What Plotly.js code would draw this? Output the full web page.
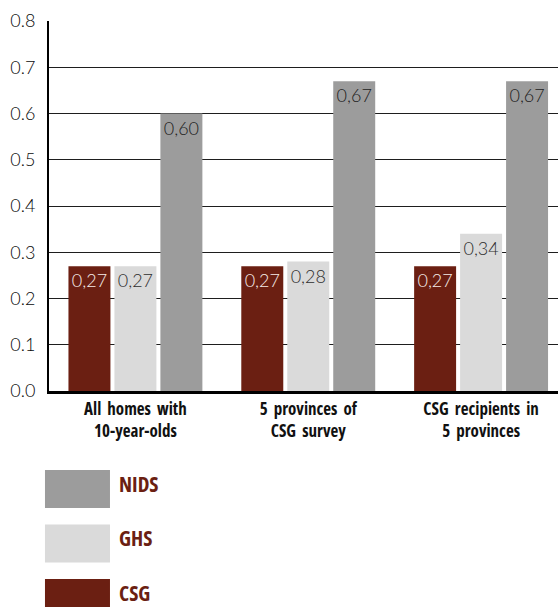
<!DOCTYPE html>
<html>
<head>
<meta charset="utf-8">
<script src="https://cdn.plot.ly/plotly-3.0.1.min.js"></script>
<style>
html,body{margin:0;padding:0;background:#fff;}
#chart{width:558px;height:607px;}
.xtick text{font-stretch:75% !important; word-spacing:3px;}
.annotation-text{font-stretch:75% !important;}
</style>
</head>
<body>
<div id="chart"></div>
<script>
var categories = ["All homes with<br>10-year-olds", "5 provinces of<br>CSG survey", "CSG recipients in<br>5 provinces"];
var seriesNames = ["CSG", "GHS", "NIDS"];
var csgValues = [0.27, 0.27, 0.27];
var ghsValues = [0.27, 0.28, 0.34];
var nidsValues = [0.60, 0.67, 0.67];
var seriesColors = ["#6b1f12", "#dadada", "#9c9c9c"];
var labelColors = ["#f5ece8", "#2e2e2e", "#222222"];
var yTicks = [0, 0.1, 0.2, 0.3, 0.4, 0.5, 0.6, 0.7, 0.8];

var allValues = [csgValues, ghsValues, nidsValues];
function fmt(v) { return v.toFixed(2).replace('.', ','); }

var lightFont = "Lato, 'Open Sans', sans-serif";
var traces = allValues.map(function (vals, i) {
  return {
    type: 'bar',
    name: seriesNames[i],
    x: categories,
    y: vals,
    text: vals.map(fmt),
    textposition: 'inside',
    insidetextanchor: 'end',
    textangle: 0,
    constraintext: 'none',
    cliponaxis: false,
    textfont: {family: lightFont, size: 18, color: labelColors[i], weight: 300},
    marker: {color: seriesColors[i], line: {width: 0}},
    hoverinfo: 'none'
  };
});

// legend drawn as swatches + labels (NIDS top, CSG bottom)
var legendOrder = [2, 1, 0];
var shapes = [];
var annotations = [];
legendOrder.forEach(function (si, k) {
  var y0 = -0.2135 - k * 0.1473;
  shapes.push({type: 'rect', xref: 'paper', yref: 'paper',
    x0: -0.0079, x1: 0.1198, y0: y0, y1: y0 - 0.1027,
    fillcolor: seriesColors[si], line: {width: 0}});
  annotations.push({xref: 'paper', yref: 'paper', x: 0.134, y: y0 - 0.037,
    xanchor: 'left', yanchor: 'middle', showarrow: false,
    text: '<b>' + seriesNames[si] + '</b>',
    font: {family: "'Open Sans', sans-serif", size: 21, color: '#6b1f12'}});
});

var layout = {
  width: 558, height: 607,
  margin: {l: 49, r: 0, t: 21, b: 216, pad: 0},
  paper_bgcolor: '#ffffff', plot_bgcolor: '#ffffff',
  showlegend: false,
  barmode: 'group',
  bargap: 0.202,
  bargroupgap: 0.087,
  xaxis: {
    type: 'category',
    range: [-0.5, 2.445],
    showline: true, linecolor: '#000000', linewidth: 2.5,
    ticks: '', showgrid: false, zeroline: false,
    tickfont: {family: "'Open Sans', 'Noto Sans', sans-serif", size: 17, color: '#111111', weight: 700},
    ticklabelstandoff: 1,
    fixedrange: true
  },
  yaxis: {
    range: [0, 0.8],
    tickvals: yTicks,
    tickformat: '.1f',
    showline: true, linecolor: '#000000', linewidth: 2,
    showgrid: true, gridcolor: '#1e1e1e', gridwidth: 1,
    zeroline: false,
    ticks: '',
    ticklabelstandoff: 8,
    tickfont: {family: lightFont, size: 18, color: '#0a0a0a', weight: 300},
    fixedrange: true
  },
  shapes: shapes,
  annotations: annotations
};

Plotly.newPlot('chart', traces, layout, {displayModeBar: false, staticPlot: true});
</script>
</body>
</html>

Task description: Reproduce the listing exactly. Leave its pictures out.

Completed task:
What Plotly.js code would draw this? Output the full web page.
<!DOCTYPE html>
<html>
<head>
<meta charset="utf-8">
<script src="https://cdn.plot.ly/plotly-3.0.1.min.js"></script>
<style>
html,body{margin:0;padding:0;background:#fff;}
#chart{width:558px;height:607px;}
.xtick text{font-stretch:75% !important; word-spacing:3px;}
.annotation-text{font-stretch:75% !important;}
</style>
</head>
<body>
<div id="chart"></div>
<script>
var categories = ["All homes with<br>10-year-olds", "5 provinces of<br>CSG survey", "CSG recipients in<br>5 provinces"];
var seriesNames = ["CSG", "GHS", "NIDS"];
var csgValues = [0.27, 0.27, 0.27];
var ghsValues = [0.27, 0.28, 0.34];
var nidsValues = [0.60, 0.67, 0.67];
var seriesColors = ["#6b1f12", "#dadada", "#9c9c9c"];
var labelColors = ["#f5ece8", "#2e2e2e", "#222222"];
var yTicks = [0, 0.1, 0.2, 0.3, 0.4, 0.5, 0.6, 0.7, 0.8];

var allValues = [csgValues, ghsValues, nidsValues];
function fmt(v) { return v.toFixed(2).replace('.', ','); }

var lightFont = "Lato, 'Open Sans', sans-serif";
var traces = allValues.map(function (vals, i) {
  return {
    type: 'bar',
    name: seriesNames[i],
    x: categories,
    y: vals,
    text: vals.map(fmt),
    textposition: 'inside',
    insidetextanchor: 'end',
    textangle: 0,
    constraintext: 'none',
    cliponaxis: false,
    textfont: {family: lightFont, size: 18, color: labelColors[i], weight: 300},
    marker: {color: seriesColors[i], line: {width: 0}},
    hoverinfo: 'none'
  };
});

// legend drawn as swatches + labels (NIDS top, CSG bottom)
var legendOrder = [2, 1, 0];
var shapes = [];
var annotations = [];
legendOrder.forEach(function (si, k) {
  var y0 = -0.2135 - k * 0.1473;
  shapes.push({type: 'rect', xref: 'paper', yref: 'paper',
    x0: -0.0079, x1: 0.1198, y0: y0, y1: y0 - 0.1027,
    fillcolor: seriesColors[si], line: {width: 0}});
  annotations.push({xref: 'paper', yref: 'paper', x: 0.134, y: y0 - 0.037,
    xanchor: 'left', yanchor: 'middle', showarrow: false,
    text: '<b>' + seriesNames[si] + '</b>',
    font: {family: "'Open Sans', sans-serif", size: 21, color: '#6b1f12'}});
});

var layout = {
  width: 558, height: 607,
  margin: {l: 49, r: 0, t: 21, b: 216, pad: 0},
  paper_bgcolor: '#ffffff', plot_bgcolor: '#ffffff',
  showlegend: false,
  barmode: 'group',
  bargap: 0.202,
  bargroupgap: 0.087,
  xaxis: {
    type: 'category',
    range: [-0.5, 2.445],
    showline: true, linecolor: '#000000', linewidth: 2.5,
    ticks: '', showgrid: false, zeroline: false,
    tickfont: {family: "'Open Sans', 'Noto Sans', sans-serif", size: 17, color: '#111111', weight: 700},
    ticklabelstandoff: 1,
    fixedrange: true
  },
  yaxis: {
    range: [0, 0.8],
    tickvals: yTicks,
    tickformat: '.1f',
    showline: true, linecolor: '#000000', linewidth: 2,
    showgrid: true, gridcolor: '#1e1e1e', gridwidth: 1,
    zeroline: false,
    ticks: '',
    ticklabelstandoff: 8,
    tickfont: {family: lightFont, size: 18, color: '#0a0a0a', weight: 300},
    fixedrange: true
  },
  shapes: shapes,
  annotations: annotations
};

Plotly.newPlot('chart', traces, layout, {displayModeBar: false, staticPlot: true});
</script>
</body>
</html>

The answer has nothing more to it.